__EXERCISE OBJECTIVE__. Pick out every line holding the string "Write" and copy it.

__DATA LINES__.
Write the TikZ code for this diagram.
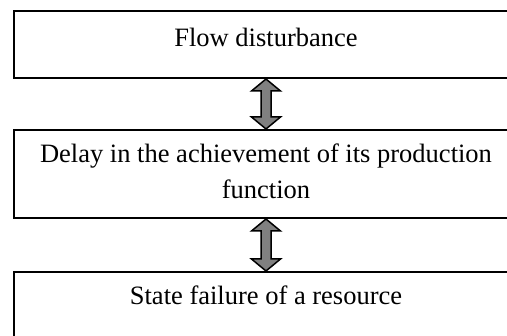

...

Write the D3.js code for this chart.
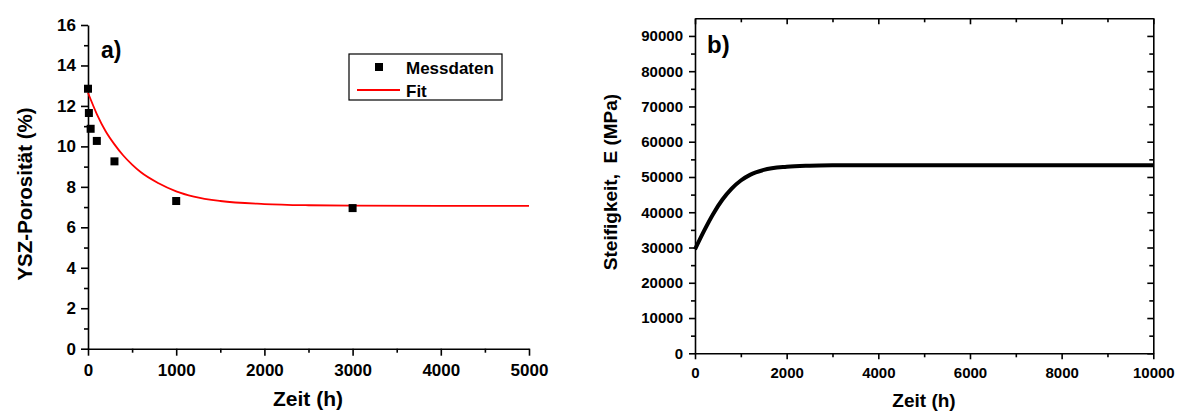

==

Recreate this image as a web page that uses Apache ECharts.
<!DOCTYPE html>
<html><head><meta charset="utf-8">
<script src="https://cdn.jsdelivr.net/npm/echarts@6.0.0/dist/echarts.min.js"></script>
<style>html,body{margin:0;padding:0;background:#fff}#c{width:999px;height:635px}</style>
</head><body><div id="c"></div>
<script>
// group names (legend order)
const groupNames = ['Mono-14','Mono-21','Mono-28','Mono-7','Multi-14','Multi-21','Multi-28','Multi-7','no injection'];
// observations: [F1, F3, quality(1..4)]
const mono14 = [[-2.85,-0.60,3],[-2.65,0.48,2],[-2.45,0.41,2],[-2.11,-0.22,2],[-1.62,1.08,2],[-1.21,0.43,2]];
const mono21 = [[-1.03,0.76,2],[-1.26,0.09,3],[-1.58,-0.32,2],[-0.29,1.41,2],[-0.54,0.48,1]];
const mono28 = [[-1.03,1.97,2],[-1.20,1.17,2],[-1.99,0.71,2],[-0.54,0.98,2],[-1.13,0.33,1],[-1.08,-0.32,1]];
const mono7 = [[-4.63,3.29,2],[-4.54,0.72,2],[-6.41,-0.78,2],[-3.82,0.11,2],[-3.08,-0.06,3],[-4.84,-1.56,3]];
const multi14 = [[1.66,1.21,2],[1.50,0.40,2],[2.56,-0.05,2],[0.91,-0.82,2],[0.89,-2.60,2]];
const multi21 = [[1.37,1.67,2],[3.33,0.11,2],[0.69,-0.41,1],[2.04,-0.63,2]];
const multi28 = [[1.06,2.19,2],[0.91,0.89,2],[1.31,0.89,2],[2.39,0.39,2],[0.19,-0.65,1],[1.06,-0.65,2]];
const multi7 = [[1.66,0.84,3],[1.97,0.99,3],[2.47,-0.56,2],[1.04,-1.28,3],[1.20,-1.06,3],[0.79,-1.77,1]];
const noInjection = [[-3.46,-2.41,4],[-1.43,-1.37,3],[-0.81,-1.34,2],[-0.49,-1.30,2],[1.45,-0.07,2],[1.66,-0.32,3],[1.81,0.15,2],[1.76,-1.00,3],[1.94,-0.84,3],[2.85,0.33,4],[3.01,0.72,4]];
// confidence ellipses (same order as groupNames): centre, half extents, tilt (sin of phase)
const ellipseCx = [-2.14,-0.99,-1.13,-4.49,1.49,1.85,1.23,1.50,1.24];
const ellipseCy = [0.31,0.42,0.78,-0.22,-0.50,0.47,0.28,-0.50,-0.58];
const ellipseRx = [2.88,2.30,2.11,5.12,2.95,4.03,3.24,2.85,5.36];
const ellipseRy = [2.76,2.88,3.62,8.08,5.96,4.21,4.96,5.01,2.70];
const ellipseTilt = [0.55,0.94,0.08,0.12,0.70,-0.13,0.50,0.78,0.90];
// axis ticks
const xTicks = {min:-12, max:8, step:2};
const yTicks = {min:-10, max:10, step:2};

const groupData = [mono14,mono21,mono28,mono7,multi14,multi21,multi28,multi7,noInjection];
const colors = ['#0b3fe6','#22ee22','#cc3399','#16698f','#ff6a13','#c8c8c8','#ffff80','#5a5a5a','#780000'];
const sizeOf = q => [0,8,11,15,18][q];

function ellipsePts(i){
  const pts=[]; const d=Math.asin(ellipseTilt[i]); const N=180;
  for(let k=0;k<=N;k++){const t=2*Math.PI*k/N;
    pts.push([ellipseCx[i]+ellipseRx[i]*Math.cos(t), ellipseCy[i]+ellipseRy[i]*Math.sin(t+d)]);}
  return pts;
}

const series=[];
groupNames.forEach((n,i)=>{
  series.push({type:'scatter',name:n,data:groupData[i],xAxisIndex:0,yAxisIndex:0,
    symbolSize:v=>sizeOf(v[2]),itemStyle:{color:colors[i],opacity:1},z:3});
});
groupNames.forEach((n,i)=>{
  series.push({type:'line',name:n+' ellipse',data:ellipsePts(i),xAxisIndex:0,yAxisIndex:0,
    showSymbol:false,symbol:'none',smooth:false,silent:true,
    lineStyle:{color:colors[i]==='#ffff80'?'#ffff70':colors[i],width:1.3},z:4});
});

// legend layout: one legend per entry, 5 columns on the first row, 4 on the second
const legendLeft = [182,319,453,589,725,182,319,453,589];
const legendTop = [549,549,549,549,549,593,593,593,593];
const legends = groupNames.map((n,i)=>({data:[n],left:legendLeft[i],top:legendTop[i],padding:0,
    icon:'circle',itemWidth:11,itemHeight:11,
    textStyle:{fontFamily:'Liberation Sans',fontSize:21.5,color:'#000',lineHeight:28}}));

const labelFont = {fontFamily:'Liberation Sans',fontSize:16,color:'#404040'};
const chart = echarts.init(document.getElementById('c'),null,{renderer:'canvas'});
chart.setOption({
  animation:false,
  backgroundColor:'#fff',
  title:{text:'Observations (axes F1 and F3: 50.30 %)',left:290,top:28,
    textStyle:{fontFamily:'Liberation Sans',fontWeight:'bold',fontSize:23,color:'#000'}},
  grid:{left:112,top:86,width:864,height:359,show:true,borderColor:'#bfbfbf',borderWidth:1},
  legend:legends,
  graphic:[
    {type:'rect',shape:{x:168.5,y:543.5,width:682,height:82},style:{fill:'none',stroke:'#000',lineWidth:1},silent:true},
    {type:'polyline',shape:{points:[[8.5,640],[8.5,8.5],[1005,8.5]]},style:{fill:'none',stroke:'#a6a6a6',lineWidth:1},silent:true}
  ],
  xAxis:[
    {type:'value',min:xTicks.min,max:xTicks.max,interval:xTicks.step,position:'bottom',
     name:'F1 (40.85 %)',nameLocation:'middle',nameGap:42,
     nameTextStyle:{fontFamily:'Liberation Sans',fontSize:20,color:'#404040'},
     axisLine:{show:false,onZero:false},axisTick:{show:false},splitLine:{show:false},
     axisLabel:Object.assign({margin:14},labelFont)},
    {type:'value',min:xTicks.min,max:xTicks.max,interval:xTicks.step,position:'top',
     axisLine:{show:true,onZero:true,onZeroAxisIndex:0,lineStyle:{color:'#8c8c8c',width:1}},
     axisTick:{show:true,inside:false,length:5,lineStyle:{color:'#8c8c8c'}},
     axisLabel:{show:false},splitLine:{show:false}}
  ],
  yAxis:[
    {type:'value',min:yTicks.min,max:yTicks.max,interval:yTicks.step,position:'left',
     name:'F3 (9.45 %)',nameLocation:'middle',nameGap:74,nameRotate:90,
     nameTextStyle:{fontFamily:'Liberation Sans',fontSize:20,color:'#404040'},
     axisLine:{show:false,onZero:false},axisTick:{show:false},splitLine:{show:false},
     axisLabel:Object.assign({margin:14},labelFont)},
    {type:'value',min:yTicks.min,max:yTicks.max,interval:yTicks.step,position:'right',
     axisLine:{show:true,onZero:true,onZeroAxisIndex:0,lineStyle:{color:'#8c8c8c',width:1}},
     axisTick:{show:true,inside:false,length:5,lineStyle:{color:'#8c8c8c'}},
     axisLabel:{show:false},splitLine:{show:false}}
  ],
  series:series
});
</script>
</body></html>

__EXERCISE SOLUTION__.
Write the TikZ code for this diagram.
Write the D3.js code for this chart.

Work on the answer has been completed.